■ **Aim**
Work out how many lines of the listing hold "chart", then state only that count.

■ **Excerpted data**

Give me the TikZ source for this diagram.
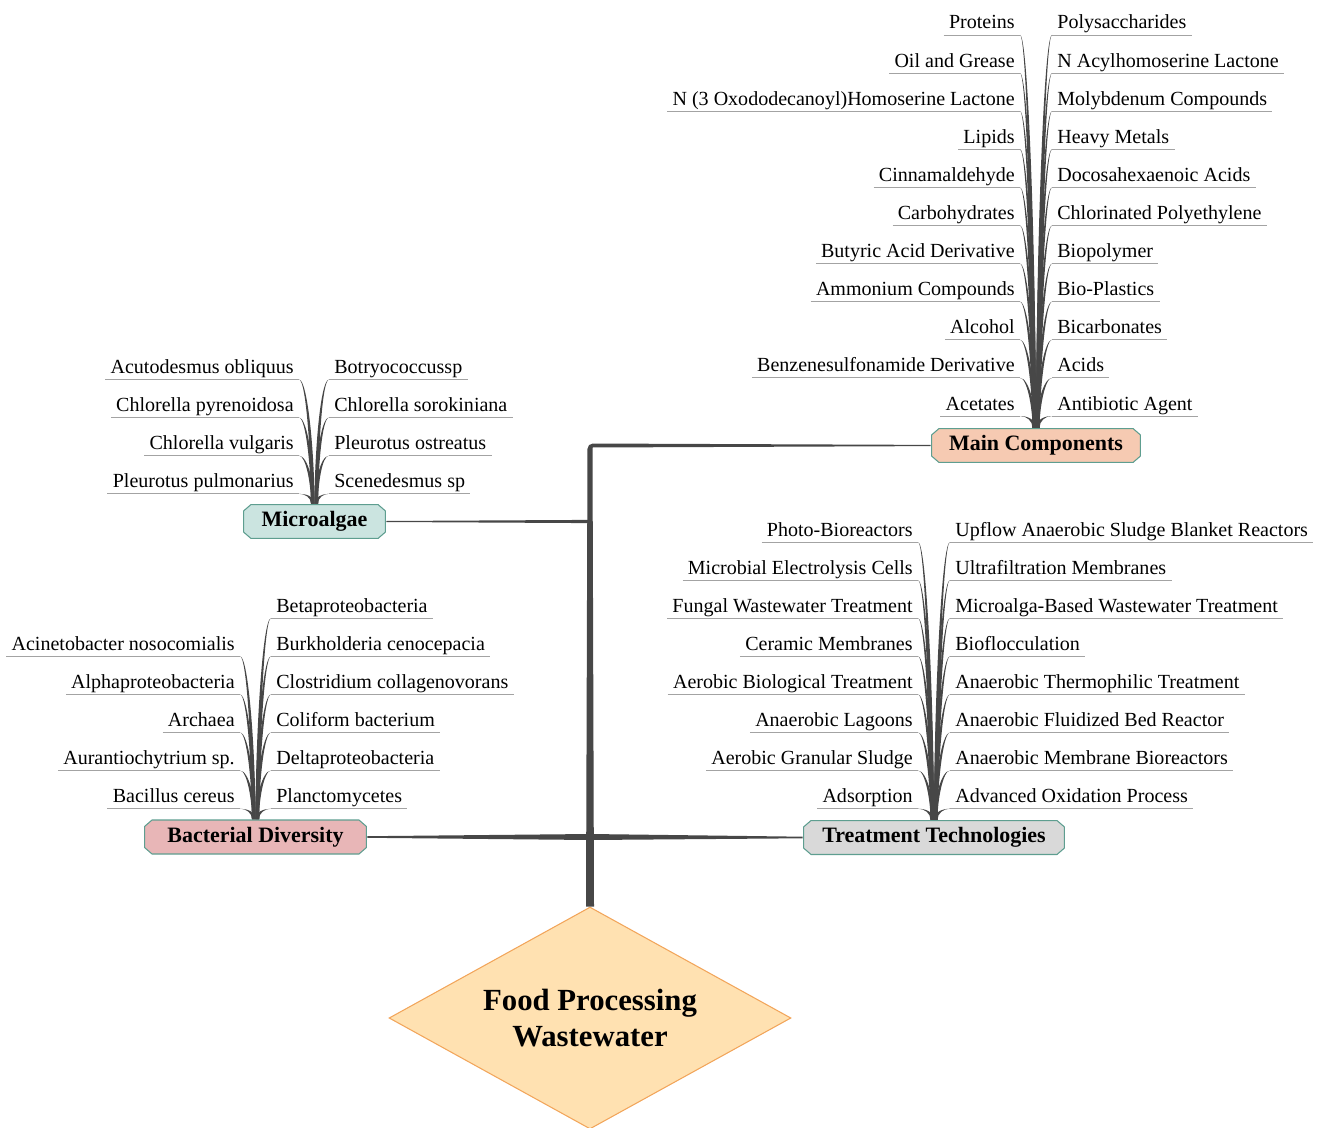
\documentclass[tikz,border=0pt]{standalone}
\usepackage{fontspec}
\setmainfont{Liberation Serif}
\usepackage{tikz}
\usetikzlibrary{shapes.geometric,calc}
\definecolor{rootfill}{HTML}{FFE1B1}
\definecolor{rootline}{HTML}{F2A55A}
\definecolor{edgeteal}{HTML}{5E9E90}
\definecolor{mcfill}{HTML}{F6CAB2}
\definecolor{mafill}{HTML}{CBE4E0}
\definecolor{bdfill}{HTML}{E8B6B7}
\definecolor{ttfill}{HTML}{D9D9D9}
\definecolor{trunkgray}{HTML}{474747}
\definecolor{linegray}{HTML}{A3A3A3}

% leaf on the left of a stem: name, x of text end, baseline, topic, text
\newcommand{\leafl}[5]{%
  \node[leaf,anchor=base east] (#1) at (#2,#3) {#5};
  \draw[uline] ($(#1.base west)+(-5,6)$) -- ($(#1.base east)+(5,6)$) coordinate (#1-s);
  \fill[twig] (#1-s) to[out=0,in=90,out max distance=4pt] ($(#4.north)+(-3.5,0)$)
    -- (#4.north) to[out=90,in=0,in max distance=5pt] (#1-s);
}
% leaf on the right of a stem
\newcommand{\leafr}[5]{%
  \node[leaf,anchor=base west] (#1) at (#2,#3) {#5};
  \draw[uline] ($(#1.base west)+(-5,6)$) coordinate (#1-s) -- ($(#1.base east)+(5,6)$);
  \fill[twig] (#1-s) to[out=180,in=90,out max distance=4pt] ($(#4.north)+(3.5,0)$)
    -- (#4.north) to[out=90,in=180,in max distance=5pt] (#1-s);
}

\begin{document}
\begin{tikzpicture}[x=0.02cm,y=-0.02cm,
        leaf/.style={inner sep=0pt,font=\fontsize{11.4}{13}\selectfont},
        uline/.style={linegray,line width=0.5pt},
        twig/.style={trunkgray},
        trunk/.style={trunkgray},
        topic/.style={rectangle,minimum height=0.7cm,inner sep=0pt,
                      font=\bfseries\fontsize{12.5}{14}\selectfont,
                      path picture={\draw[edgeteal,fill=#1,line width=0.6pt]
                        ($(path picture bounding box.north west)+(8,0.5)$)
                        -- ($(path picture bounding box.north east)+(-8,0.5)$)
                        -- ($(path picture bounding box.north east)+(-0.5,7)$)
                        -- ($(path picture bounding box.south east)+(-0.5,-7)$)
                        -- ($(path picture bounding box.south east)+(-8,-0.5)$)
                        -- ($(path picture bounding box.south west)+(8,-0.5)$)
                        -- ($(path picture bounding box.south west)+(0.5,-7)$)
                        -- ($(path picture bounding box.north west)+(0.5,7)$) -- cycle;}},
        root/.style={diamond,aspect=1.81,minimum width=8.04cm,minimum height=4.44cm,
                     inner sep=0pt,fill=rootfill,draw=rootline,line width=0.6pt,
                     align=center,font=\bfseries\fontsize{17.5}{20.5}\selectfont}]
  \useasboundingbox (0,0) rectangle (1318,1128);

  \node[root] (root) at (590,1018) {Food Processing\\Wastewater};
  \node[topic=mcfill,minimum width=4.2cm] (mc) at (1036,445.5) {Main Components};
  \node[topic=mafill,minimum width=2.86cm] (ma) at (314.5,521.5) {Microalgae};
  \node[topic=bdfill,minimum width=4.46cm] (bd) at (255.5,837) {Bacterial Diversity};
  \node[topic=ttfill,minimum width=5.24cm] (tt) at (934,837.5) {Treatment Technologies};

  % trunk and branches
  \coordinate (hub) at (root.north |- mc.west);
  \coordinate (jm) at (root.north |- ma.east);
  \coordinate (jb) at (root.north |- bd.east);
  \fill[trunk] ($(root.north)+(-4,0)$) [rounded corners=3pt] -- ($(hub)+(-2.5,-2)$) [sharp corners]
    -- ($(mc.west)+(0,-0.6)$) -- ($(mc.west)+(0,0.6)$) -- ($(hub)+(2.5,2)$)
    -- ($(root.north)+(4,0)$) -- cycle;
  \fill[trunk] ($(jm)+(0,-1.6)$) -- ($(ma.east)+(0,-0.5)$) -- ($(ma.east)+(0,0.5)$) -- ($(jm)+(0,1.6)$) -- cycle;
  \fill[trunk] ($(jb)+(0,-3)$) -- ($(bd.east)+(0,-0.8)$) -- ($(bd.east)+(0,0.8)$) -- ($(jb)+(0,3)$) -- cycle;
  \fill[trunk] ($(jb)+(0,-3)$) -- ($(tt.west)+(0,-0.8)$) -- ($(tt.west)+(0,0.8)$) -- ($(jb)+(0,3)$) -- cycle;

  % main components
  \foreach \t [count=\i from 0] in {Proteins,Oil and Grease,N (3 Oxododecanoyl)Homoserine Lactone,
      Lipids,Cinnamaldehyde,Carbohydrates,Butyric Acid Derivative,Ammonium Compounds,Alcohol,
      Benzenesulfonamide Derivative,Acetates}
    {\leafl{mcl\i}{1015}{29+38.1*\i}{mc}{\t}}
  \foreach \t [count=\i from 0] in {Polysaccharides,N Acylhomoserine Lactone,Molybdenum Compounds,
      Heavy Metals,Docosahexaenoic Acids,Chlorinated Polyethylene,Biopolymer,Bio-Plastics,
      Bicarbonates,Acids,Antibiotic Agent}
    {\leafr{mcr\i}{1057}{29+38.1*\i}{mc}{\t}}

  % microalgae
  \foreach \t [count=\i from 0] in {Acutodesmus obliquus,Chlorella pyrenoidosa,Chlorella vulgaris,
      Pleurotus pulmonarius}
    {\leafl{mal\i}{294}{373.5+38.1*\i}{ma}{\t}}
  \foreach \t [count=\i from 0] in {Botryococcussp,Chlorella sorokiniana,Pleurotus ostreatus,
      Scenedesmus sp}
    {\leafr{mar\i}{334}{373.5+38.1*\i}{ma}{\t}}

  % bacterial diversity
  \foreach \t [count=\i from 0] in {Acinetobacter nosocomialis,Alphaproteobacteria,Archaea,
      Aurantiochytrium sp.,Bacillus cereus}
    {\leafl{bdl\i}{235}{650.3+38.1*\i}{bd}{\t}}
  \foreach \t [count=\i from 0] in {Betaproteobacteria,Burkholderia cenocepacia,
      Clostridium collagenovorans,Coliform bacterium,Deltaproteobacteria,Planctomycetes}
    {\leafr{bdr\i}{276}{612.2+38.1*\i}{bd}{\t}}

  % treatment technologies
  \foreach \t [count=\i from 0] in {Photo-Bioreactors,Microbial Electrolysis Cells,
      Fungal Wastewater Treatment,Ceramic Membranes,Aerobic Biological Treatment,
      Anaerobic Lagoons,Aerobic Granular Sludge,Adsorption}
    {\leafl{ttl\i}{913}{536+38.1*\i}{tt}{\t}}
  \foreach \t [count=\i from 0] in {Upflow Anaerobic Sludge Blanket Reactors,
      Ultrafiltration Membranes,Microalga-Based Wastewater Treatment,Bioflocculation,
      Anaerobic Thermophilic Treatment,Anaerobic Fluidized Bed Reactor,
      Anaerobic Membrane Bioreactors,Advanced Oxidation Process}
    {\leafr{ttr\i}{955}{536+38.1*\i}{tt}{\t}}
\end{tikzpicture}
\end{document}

---

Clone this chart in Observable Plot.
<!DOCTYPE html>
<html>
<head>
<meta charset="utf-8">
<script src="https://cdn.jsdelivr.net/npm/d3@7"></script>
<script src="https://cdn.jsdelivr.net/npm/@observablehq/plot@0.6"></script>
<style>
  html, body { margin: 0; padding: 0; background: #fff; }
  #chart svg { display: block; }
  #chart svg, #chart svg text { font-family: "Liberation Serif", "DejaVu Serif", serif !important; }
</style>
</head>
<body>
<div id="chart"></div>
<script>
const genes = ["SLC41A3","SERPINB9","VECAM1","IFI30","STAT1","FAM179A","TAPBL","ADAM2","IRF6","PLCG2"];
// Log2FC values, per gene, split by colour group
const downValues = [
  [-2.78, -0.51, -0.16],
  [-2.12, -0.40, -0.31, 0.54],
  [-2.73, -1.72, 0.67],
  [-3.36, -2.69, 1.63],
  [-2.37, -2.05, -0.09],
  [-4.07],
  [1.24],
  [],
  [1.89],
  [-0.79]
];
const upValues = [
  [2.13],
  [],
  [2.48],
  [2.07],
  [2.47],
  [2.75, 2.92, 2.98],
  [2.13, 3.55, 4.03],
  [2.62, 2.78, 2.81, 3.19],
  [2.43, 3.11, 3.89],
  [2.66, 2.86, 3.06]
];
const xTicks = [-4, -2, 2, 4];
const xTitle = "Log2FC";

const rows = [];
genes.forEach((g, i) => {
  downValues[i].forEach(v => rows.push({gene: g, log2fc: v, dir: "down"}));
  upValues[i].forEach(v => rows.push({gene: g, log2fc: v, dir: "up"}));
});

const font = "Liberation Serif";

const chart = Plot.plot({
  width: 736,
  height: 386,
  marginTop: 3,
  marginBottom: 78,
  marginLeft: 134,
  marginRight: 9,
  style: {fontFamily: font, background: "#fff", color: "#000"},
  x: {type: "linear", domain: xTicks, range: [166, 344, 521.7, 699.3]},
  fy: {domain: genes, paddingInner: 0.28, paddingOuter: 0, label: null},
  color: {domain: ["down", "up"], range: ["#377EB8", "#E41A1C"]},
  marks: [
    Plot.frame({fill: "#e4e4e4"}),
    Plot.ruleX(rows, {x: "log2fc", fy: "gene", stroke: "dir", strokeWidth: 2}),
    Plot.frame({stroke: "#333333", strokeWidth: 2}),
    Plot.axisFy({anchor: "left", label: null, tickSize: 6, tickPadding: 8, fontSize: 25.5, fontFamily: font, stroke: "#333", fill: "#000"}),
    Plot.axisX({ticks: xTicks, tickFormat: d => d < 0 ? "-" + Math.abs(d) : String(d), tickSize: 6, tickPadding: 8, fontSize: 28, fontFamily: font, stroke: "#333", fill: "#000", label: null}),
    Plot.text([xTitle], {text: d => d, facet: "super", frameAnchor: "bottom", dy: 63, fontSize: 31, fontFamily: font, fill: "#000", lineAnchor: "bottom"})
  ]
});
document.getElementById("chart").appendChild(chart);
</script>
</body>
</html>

■ **The result**
6